Zamanına göre, Hoca ve ailesi kışın Sivrihisar'da oturmakta yazında bir yayla özelliği taşıyan gerçekten tabiatın bütün güzelliklerini koynunda saklayan Hortu Köyünde oturdukları görülmektedir. Hoca babasının ölümü üzerine bir müddet köyde imamlık yapmış, Sivrihisar'da vaizlik görevini üzerine almıştır. 23 yaşına kadar sürdürdüğü köy imamlığı ve vaizlik görevini Mehmet Efendi adlı halefine devretmiştir. 1237 yılında Sultan 1. Alâeddin Keykubat in son saltanat devirlerinde Sivrihisar'daki yüksek öğrenimini tamamlayarak, Akşehir'e yerleşmiştir. O devirde önemli bir kültür merkezi olan Akşehir'de zamanın ünlü âlimleri Seyyid Mahmut Hayrani ve Seyyid Hacı İbrahim Sultandan dersler almış ve Seyyid Mahmut Hayrani'ye intisap etmiştir. Akşehir'de uzun süre Müderrislik (Profesör) kadılık yapan o devirde Hoce Nasireddin adı ile anılan, zamanla halkın dilinde Hoca Nasrettin, Nasrettin Hoca şeklinde söylenen hocamız 1284 yılında Akşehir'de vefat etmiştir.
Türbesi şehir mezarlığında bulunmaktadır. Yanları açık olan ev kapısında kocaman bir kilit bulunan hocanın kabri bugünde pek çok insan tarafından ziyaret edilmekte ve dünyada ''Kahkahalar Atılan'' tek kabir olma özelliğini korumaktadır.
Nasreddin Hoca, özellikle yaşamış olduğu çağdaki toplumsal yaraları sarmaktaki mahirliği ile dikkat çekmektedir. Zamanın yüksek tasavvufî zümrelerinin aksine, basit yönergeleri ve düşündürücü yüzleştirmeleri ile toplumun ahlaki değerlerindeki yozlaşmayı ironi ve telmihleriyle engellemeye çalışmasıyla birlikte metodik ve didaktik bir özgünlükle de “Horasan Erenleri” misyonuna farklı bir yorum getirmiştir. Yaygın kanaate göre sanıldığı gibi Nasreddin Hoca sadece mizah ustası ve alaycı bir kimse değildir. O gerçekte evliyalık mertebesine ulaşmış. Ancak bu sırrını örtmek için bağlısı olduğu Melameti-Horasan’i Neş’e gereği kendini cemiyet içerisine eritmiş. İnsanların aklından geçenleri kalp gözüyle yakinen keşfedip topluma “daha çok halka” İslam’ı çok tatlı bir üslup ile anlatmaya çalışmıştır. Nasreddin Hoca’nın bu anlamda İslam’ı tebliğ etmesindeki özgün metodu halen günümüzde ihtiyaç duyulan ve üzerindeki pedagojik araştırmalar yapılması gereken derunî epistemoloji ile karakterizedir.

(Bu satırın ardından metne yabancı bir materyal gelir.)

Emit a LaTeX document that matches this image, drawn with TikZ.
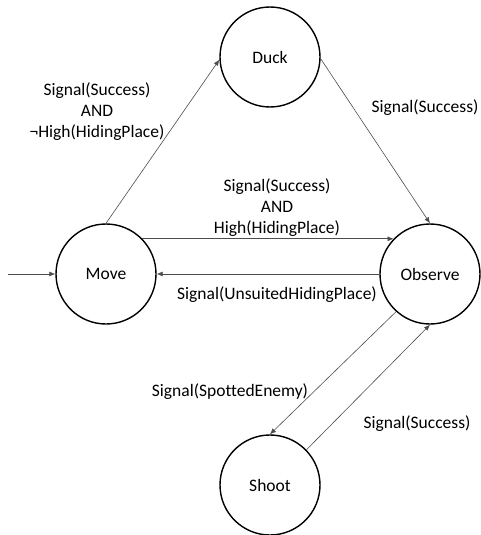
\documentclass[tikz,border=0pt]{standalone}
\usepackage{fontspec}
\setmainfont{Carlito}[Ligatures=NoCommon]
\usetikzlibrary{arrows.meta}
\tikzset{
  state/.style={circle, draw=black, line width=1.4pt, minimum size=100pt, inner sep=0pt, font=\fontsize{17.5}{21}\selectfont},
  edge/.style={draw=black!70, line width=0.6pt, -{Latex[length=6pt,width=5pt]}},
  lbl/.style={align=center, inner sep=0pt, font=\fontsize{17.5}{21}\selectfont}
}
\begin{document}
\begin{tikzpicture}[x=1pt,y=-1pt]
\useasboundingbox (0,0) rectangle (480,535);
\node[state] (Duck) at (270,57) {Duck};
\node[state] (Move) at (106,274) {Move};
\node[state] (Observe) at (430,274) {Observe};
\node[state] (Shoot) at (270,485) {Shoot};
\coordinate (start) at (8,274);

\draw[edge] (start) -- (Move.west);
\draw[edge] (Move.north) -- (Duck.183);
\draw[edge] (Duck.-2) -- (Observe.north);
\draw[edge] (Move.44) -- (Observe.136);
\draw[edge] (Observe.west) -- (Move.east);
\draw[edge] (Observe.228) -- (Shoot.north);
\draw[edge] (Shoot.44) -- (Observe.south);

\node[lbl] (l1) at (97,112) {Signal(Success)\\AND\\¬High(HidingPlace)};
\node[lbl] (l2) at (425,108) {Signal(Success)};
\node[lbl] (l3) at (277,208) {Signal(Success)\\AND\\High(HidingPlace)};
\node[lbl] (l4) at (277,295) {Signal(UnsuitedHidingPlace)};
\node[lbl] (l5) at (230,392) {Signal(SpottedEnemy)};
\node[lbl] (l6) at (417,424) {Signal(Success)};
\end{tikzpicture}
\end{document}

Nasreddin Hoca, Mogol istilasının neden olduğu psikososyal travmaları; belirsizliğin yaratmış olduğu güvensizliği, çıkarcılığı ve fırsatçılığı: halkın bu cendereler içerisinde yasamış olduğu tükenmişliği ve buna bağlı olarak gelişen kaderciliği (fatalizm),ve ayrıca çalışmamanın tembelliğin adet haline getirilmesini tatlı bir dille ve güçlü metaforlarla-adeta grup psikoterapileri uygulayarak-sağlamaya (iyileştirmeye) çalışmıştır. Bugün özellikle özgün bir terapi bir ekolü haline gelen psikotramanın grup psikoterapilerinin ve epistomolojisinin deki kurumsal argümanların yüzyıllarca önce Nasreddin Hoca tarafından kullanıldığını ve bu uygulamaya konulduğunu belirtmek zorundayız.